The original audio signal 200 is also processed by SPARKLE 230, which is a high pass filter. FIG. 2 depicts three blocks corresponding to SPARKLE 230. SPARKLE HPFC 231 is the output level for this block which sets HP filter frequency. SPARKLE TUBE THRESHOLD 232 sets the threshold frequency amount of tube simulator sound. The frequency for the high pass filter can be about 4000 to about 10000 Hertz. The tube simulator can be set in single digits from 1-5. The threshold can range from 0-1 in 0.1 intervals. The settings for SPARKLE 230 can also be preset.
In more detail, SPARKLE 230 includes three sub processing steps. SPARKLE HPFC 231 is the output level for this block, which sets HP filter frequency. SPARKLE TUBE THRESH 232 sets the lower level at which the tube simulator begins working. As the input increases, so does the amount of the tube sound. The tube sound is adding harmonics, compression and a slight bit of distortion to the input sound. This amount increases slightly as the input level increases. SPARKLE TUBE BOOST 233 sets amount of tube simulator sound. In one embodiment, the frequency for the high pass filter can be about 4000 to about 10000 Hertz. The tube simulator can be set in single digits from 1-5. The threshold can range from 0 to 1 in 0.1 intervals. The settings for SPARKLE can also be preset.
The original audio signal 200 is also processed by SUB BASS 240, which operates to add an amount of dynamic synthesized sub bass to the audio. In one embodiment, the frequency of the subpass is about 120 Hz to less. In more detail, SUB BASS 240 operates on the input signal 200 and uses a low pass filter to set the upper frequency limit to about 100 Hz. An octave divider occurs in the software that changes the input signal to lower by an octave (12 semi tones) and output to the only control in the interface, which is the level or the final amount. This is the effected signal only, without the original.
Processed audio from the above modules are fed into a summing mixer 250 which combines the audios. The levels going into the summing mixer are controlled by the various outputs of the modules listed above. As they all combine with the unprocessed original signal 260, there is interaction in phase, time and frequencies that occur dynamically. These changes all combine to create a very pleasing audio experience for the listener in the form of “enhanced” audio content. For example, a change in a single module can have a great affect on what happens in relation to the other modules final sound or the final harmonic output of the entire software application.
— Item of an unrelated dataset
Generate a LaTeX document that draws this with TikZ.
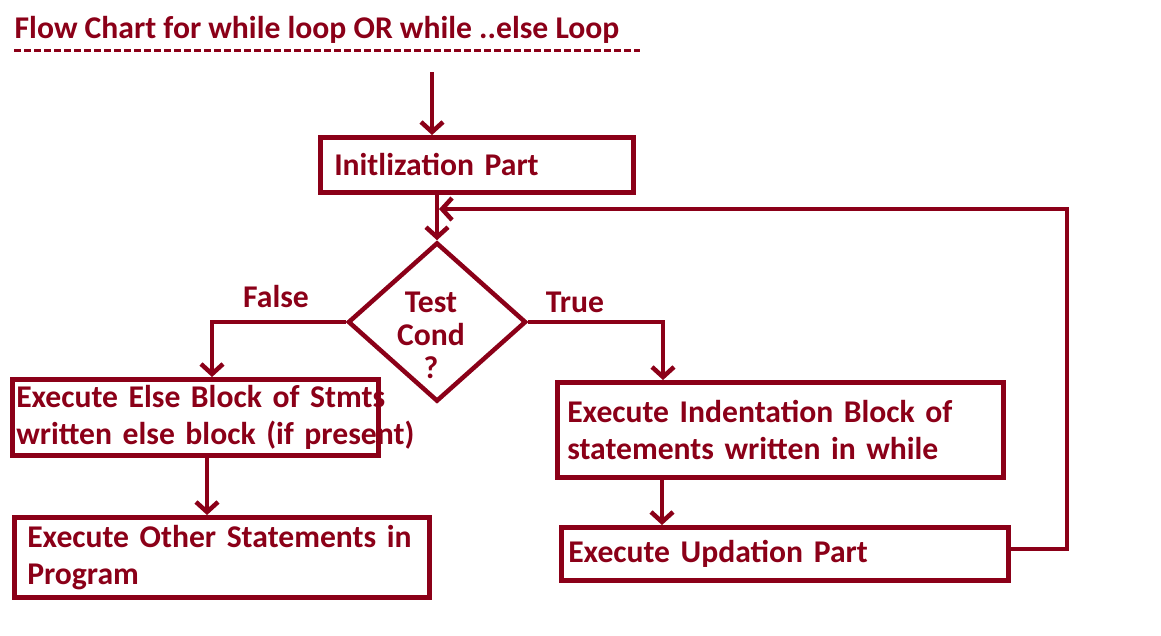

This process can be a small program or API for use in any smart phone format for fixed processor or for floating point processors, or used in any device that needs voice enhancement or clarity.
FIG. 3 is a table that illustrates an example of a setting for an android application according to an embodiment of the present invention. The table shows various settings corresponding to some of the processing modules of FIG. 2 for Voice and Music 310, Female Voice 320, Male Voice 330 and Male and Female 340.